Selon le médecin, pour vivre une histoire d’amour épanouissante lorsqu’on est hypersensible il faut d’abord prendre son temps. « Les personnes hautement sensibles n’y voient pas toujours très clair dans leurs sentiments car tout est intense. Ils confondent parfois l’amour, le désir physique ou une simple affection. Il vaut mieux éviter de s’emballer et observer l’autre et soi pour que les émotions puissent sédimenter », conseille-t-il.

Par ailleurs, encore davantage que dans n’importe quelle relation amoureuse, la communication est centrale. « Lorsqu’on est hypersensible il faut absolument s’exprimer, dire ce que l’on ressent dans chaque situation car l’autre ne comprend pas forcément nos réactions », précise Stéphane Clerget.

Enfin, le psychiatre conseille de se méfier de certains profils. « Les hypersensibles représentent des proies privilégiées des pervers narcissiques et des vampires psychiques qui se nourrissent de leurs émotions. Il convient de les identifier et de s’en écarter. »

L’importance de l’environnement de travail

Encore davantage que pour n’importe qui, l’épanouissement d’un hypersensible passe beaucoup par le choix de son métier et de sa façon de travailler. « Même s’il n’y a pas de règles, on retrouve souvent chez les hypersensibles des entrepreneurs, des artistes, des personnes qui exercent des métiers proches de la nature ou qui apprécient le télétravail », pose Saverio Tomasella.

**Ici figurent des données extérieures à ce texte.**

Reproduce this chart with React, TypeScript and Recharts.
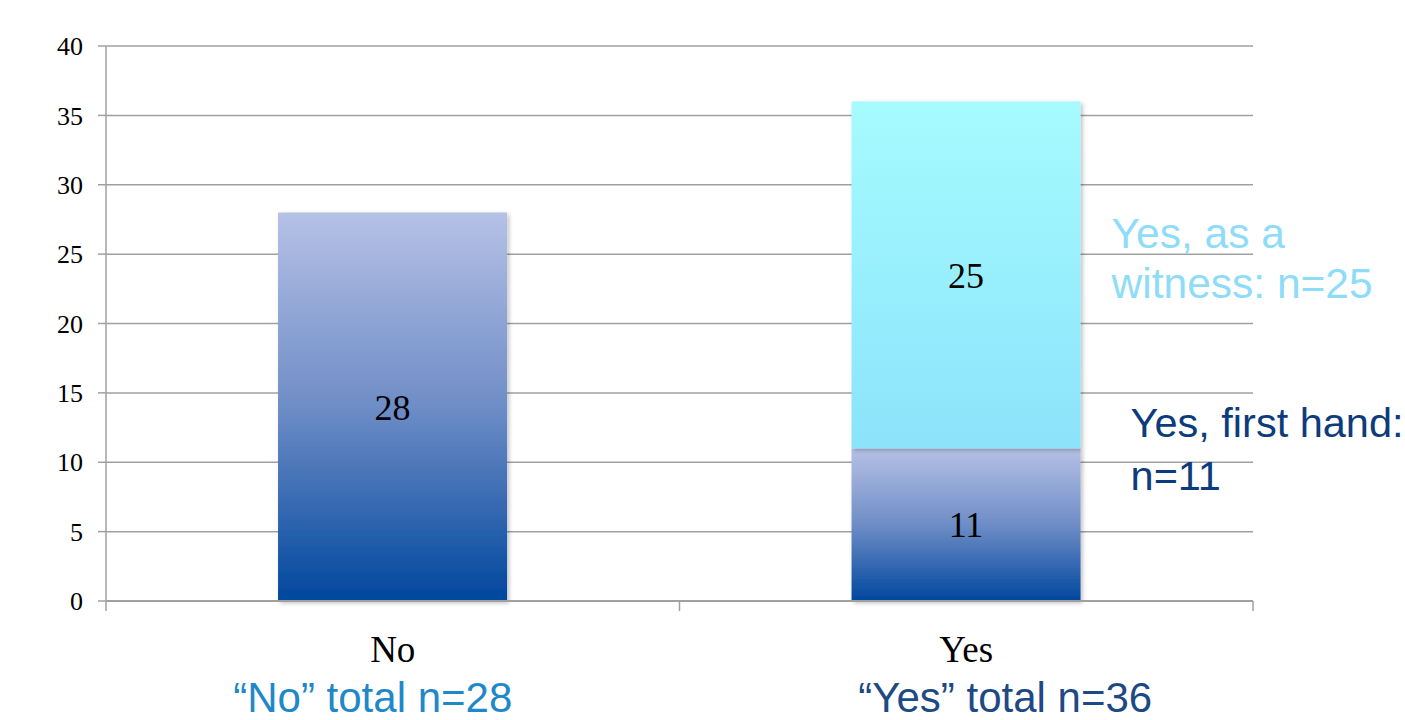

Pour Mélanie, 27 ans, son métier créatif de prothésiste ongulaire et de make up artist est justement un moyen de canaliser ses émotions. Céline, écrivaine, travaille depuis 15 ans à son compte et pour elle, ça change tout. « Lorsque j’étais salariée, mon hypersensibilité pouvait susciter l’incompréhension des collègues. Je suis extravertie, j’ai besoin de parler et de m’exprimer tandis que mes collègues préféraient le silence. »

Pour Juliette, conseillère numérique pour les personnes en difficulté, c’est l’inverse. « Je travaille dans un service public, postée à l’accueil alors tous les jours je subis le bruit, le monde, ça m’empêche de me concentrer. J’écoute aussi les histoires parfois difficiles des gens et les larmes me montent aux yeux, ça ne fait pas pro. » Elle a alerté son employeur quant à la nécessité pour elle d’avoir un bureau à part, sans résultat, alors elle a décidé de partir à la fin de son contrat.

Hypersensibles : assumez-vous !

Il n’y a pas de profil type d’hypersensible. À cet égard, Saverio Tomasella tient à démonter quelques idées reçues. « La haute sensibilité concerne autant les hommes que les femmes, à tout âge et il y a autant d’introvertis que d’extravertis. Par ailleurs, on aurait tort d’assimiler les hypersensibles à des individus douillets et capricieux, ils sont généralement courageux et persévérants », insiste le docteur.

Les hypersensibles représentent à la fois une chance individuelle et collective. Puisqu’ils ressentent tout plus fort, ils ont une capacité à éprouver d’intenses plaisirs et une grande capacité d’émerveillement. « Je peux regarder une montagne et pleurer devant tant de beauté », illustre Céline. Aussi, ils perçoivent plus facilement les émotions des autres et sont très à l’écoute. « Les hypersensibles sont de bons négociateurs, de bons enseignants, ils savent résoudre les conflits. Ils ont souvent des idées originales et osent. Ils donnent un élan vers une société plus solidaire et plus respectueuse », pointe Saverio Tomasella.

Le chercheur constate des avancées notables dans l’acceptation des sensibilités par la société au cours des vingt dernières années mais pour lui, des progrès restent à faire. « On parle des émotions de manière plus favorable, on entend moins qu’un garçon ne devrait pas pleurer mais on reste dans une culture machiste. Il reste du travail à entreprendre dès l’école pour valoriser la sensibilité et considérer que son expression est bonne », conclut le psychologue.